Личное присвоение подразумевает такую организацию видимости, при которой его радикальные противоречия могут быть отброшены: слуги видят в себе искаженное отражение хозяина, таким образом усиливая сквозь зеркало воображаемых свобод свою зависимость и покорность. Хозяин, с другой стороны, отождествляет себя с мифическим, совершенным слугой Бога или трансцендентности, которая есть не что иное, как абстрактная и священная форма единства всех тех людей и предметов, над которыми у хозяина есть власть — власть тем более реальная и бескомпромиссная, что хозяин закрыт эгидой отречения, оправдан ею. Мифическому жертвоприношению начальника поставлено в соответствие фактическое жертвоприношение подчиненного; оба находят в отражении противоположность, незнакомое становится знакомым, и наоборот; каждый исполняет свое предназначение, становясь перевертышем своего отражения. В этом общем отчуждении рождается гармония отрицаний, чье фундаментальное единство заключается в понятии жертвоприношения. Эта объективная и извращенная гармония подкрепляется мифом — термином, который используется здесь для обозначения организации видимости в единых, унитарных обществах, то есть таких, где рабская, племенная или феодальная власть официально благословляется божественной инстанцией и где священное позволяет власти подчинить себе всеобщность сущностей.

Изначально основанная на «принесении себя в дар», эта гармония содержит некую форму отношений, которой суждено развиться и приобрести автономность, а затем разрушить прародителя. Такие отношения, в свою очередь, базируются на частичном обмене (товара, денег, продукта, рабочей силы), где в качестве менового объекта хождение приобретает часть личности. Концепция этого обмена лежит в основе буржуазного понятия свободы, которое возникает по мере того, как коммерция и технология начинают доминировать в аграрных экономиках.

Изначально, когда буржуазия захватила власть, целостность власти была разрушена. Некогда священный процесс присвоения в личную собственность теперь, в капиталистическом механизме, приобрел мирской и обыденный характер. Высвободившись из мертвой хватки власти, общность вновь стала конкретной и неминуемой. Эра расчленения была на самом деле всего лишь последовательностью попыток вновь заполучить недоступную целостность, восстановить некий эрзац священного, за которым могла бы укрыться власть.

Революционный момент настает, когда «все, что может дать реальность», находит свое немедленное отражение.

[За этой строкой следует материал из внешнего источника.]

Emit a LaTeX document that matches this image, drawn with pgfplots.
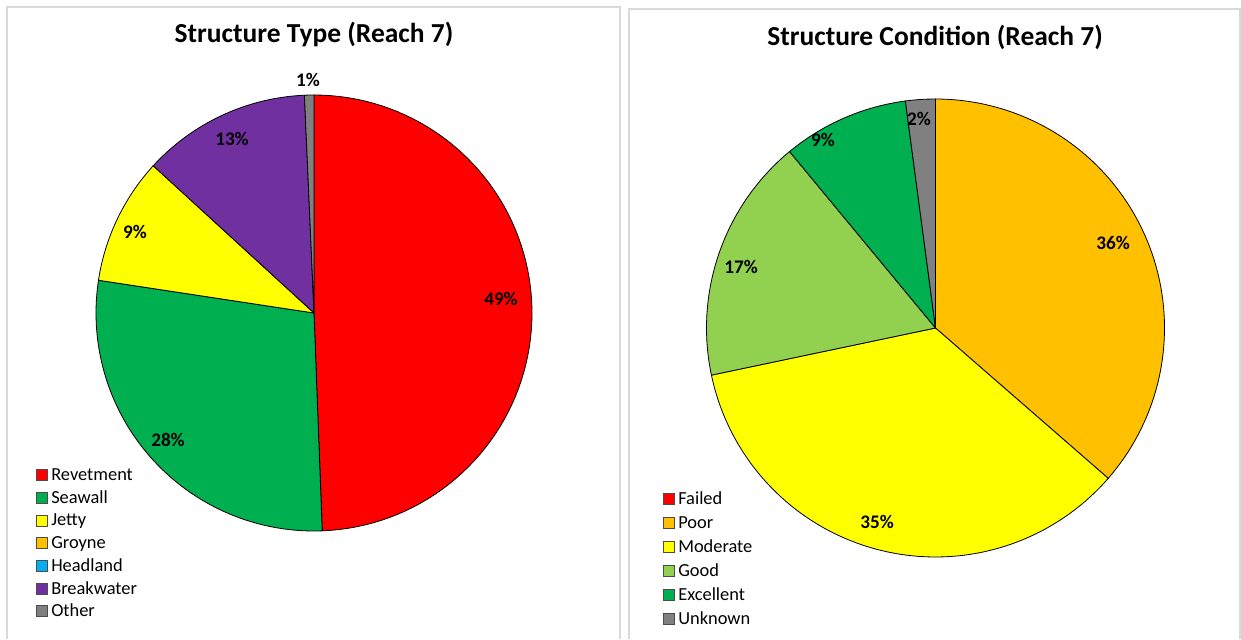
\documentclass[border=0pt]{standalone}
\usepackage{pgfplots}
\pgfplotsset{compat=1.18}
\usepackage{fontspec}
\setmainfont{Carlito}
\definecolor{cRed}{HTML}{FF0000}
\definecolor{cSea}{HTML}{00B050}
\definecolor{cYel}{HTML}{FFFF00}
\definecolor{cOra}{HTML}{FFC000}
\definecolor{cBlu}{HTML}{00B0F0}
\definecolor{cPur}{HTML}{7030A0}
\definecolor{cGry}{HTML}{808080}
\definecolor{cLgr}{HTML}{92D050}
\definecolor{frameg}{HTML}{D9D9D9}
% Left pie: Revetment 49.4, Seawall 28.0, Jetty 9.4, Groyne 0, Headland 0, Breakwater 12.5, Other 0.7
% Right pie: Failed 0, Poor 36.4, Moderate 35.3, Good 17.3, Excellent 8.9, Unknown 2.1
\newcommand{\pieslice}[6]{% cx, cy, r, start%, end%, color   (clockwise from top)
  \addplot[fill=#6, draw=black, line width=0.6pt, domain={90-3.6*(#5)}:{90-3.6*(#4)}, samples=80, variable=\t]
    ({#1+#3*cos(\t)},{#2+#3*sin(\t)}) -- (axis cs:#1,#2) -- cycle;}
\begin{document}
\begin{tikzpicture}[x=0.75pt,y=0.75pt]
\path[fill=white] (0,0) rectangle (1241,637);
\draw[frameg, line width=0.8pt] (7,-2) -- (7,630) -- (620,630) -- (620,-2);
\draw[frameg, line width=0.8pt] (629,-2) -- (629,628) -- (1240,628) -- (1240,-2);
\begin{axis}[at={(0,0)}, anchor=south west, scale only axis,
  width=930.75pt, height=477.75pt, xmin=0, xmax=1241, ymin=0, ymax=637,
  hide axis, clip=false]
% left pie, center (314,324), r=218
\pieslice{314}{324}{218}{0}{49.4}{cRed}
\pieslice{314}{324}{218}{49.4}{77.4}{cSea}
\pieslice{314}{324}{218}{77.4}{86.8}{cYel}
\pieslice{314}{324}{218}{86.8}{99.3}{cPur}
\pieslice{314}{324}{218}{99.3}{100}{cGry}
% right pie, center (935.5,309), r=229
\pieslice{935.5}{309}{229}{0}{36.4}{cOra}
\pieslice{935.5}{309}{229}{36.4}{71.7}{cYel}
\pieslice{935.5}{309}{229}{71.7}{89.0}{cLgr}
\pieslice{935.5}{309}{229}{89.0}{97.9}{cSea}
\pieslice{935.5}{309}{229}{97.9}{100}{cGry}
\end{axis}
\begin{scope}[every node/.style={font=\bfseries\fontsize{14.4}{16}\selectfont}]
\node at (501,338) {49\%};
\node at (168,197) {28\%};
\node at (135,405) {9\%};
\node at (232,498) {13\%};
\node at (308,557) {1\%};
\node at (1113,394) {36\%};
\node at (877,115) {35\%};
\node at (741,370) {17\%};
\node at (823,497) {9\%};
\node at (919,518) {2\%};
\end{scope}
\node[font=\bfseries\fontsize{20.6}{23}\selectfont] at (314,603) {Structure Type (Reach 7)};
\node[font=\bfseries\fontsize{20.6}{23}\selectfont] at (935,600) {Structure Condition (Reach 7)};
% legends
\foreach \c/\t [count=\i from 0] in {cRed/Revetment,cSea/Seawall,cYel/Jetty,cOra/Groyne,cBlu/Headland,cPur/Breakwater,cGry/Other}{
  \pgfmathsetmacro{\yy}{637-475-22.7*\i}
  \draw[fill=\c, draw=black!70, line width=0.5pt] (36,\yy-5.5) rectangle (47,\yy+5.5);
  \node[anchor=base west, inner sep=0pt, font=\fontsize{13.8}{15}\selectfont] at (51,\yy-5.5) {\t};
}
\foreach \c/\t [count=\i from 0] in {cRed/Failed,cOra/Poor,cYel/Moderate,cLgr/Good,cSea/Excellent,cGry/Unknown}{
  \pgfmathsetmacro{\yy}{637-499-24*\i}
  \draw[fill=\c, draw=black!70, line width=0.5pt] (663,\yy-5.5) rectangle (674,\yy+5.5);
  \node[anchor=base west, inner sep=0pt, font=\fontsize{13.8}{15}\selectfont] at (678,\yy-5.5) {\t};
}
\end{tikzpicture}
\end{document}
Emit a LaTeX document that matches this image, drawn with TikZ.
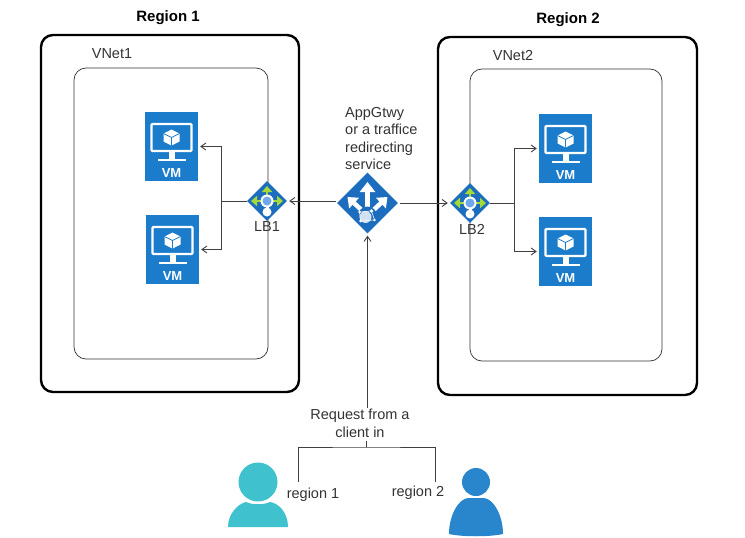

Все остальное время иерархическая власть, лишающаяся чем дальше, тем большего количества своих мистических и магических регалий, пытается заставить всех забыть, что общность (то есть, конечно, реальность!) всего лишь выставляет напоказ свое мошенничество.

Напав непосредственно на мифическую организацию внешнего, структуру видимости, буржуазная революция неумышленно задела слабое место не только единой силы, но и всей иерархической власти как таковой. Объясняет ли эта неизбежная ошибка комплекс вины, неизменно присутствующий в буржуазной ментальности? Как бы то ни было, эта ошибка была, безусловно, предсказуемым и естественным результатом процесса.

И это действительно была ошибка, потому что единожды было развеяно облако лжи, покрывавшее процесс личного присвоения, миф был поколеблен и разрушен, и остался лишь вакуум, который могли заполнить лишь горячечное ощущение свободы и замечательная поэзия. А она уж точно пока не сокрушала власти, и ее неудача на этом фронте объясняется просто: двусмысленные жесты, неся разрушение, также и исцеляют. Оставим историков и эстетов рыться в их коллекциях; нам же стоит лишь ковырнуть подсохшую корку памяти, и прошлое своими воплями, криками и жестикуляцией заставит тело власти содрогаться и источать кровь. Вся деятельность, направленная на сохранение воспоминаний, все же не сумеет запретить им кануть в Лету по мере соприкосновения с жизнью и совершенно так же, как и наше выживание, растворится в повседневном быту.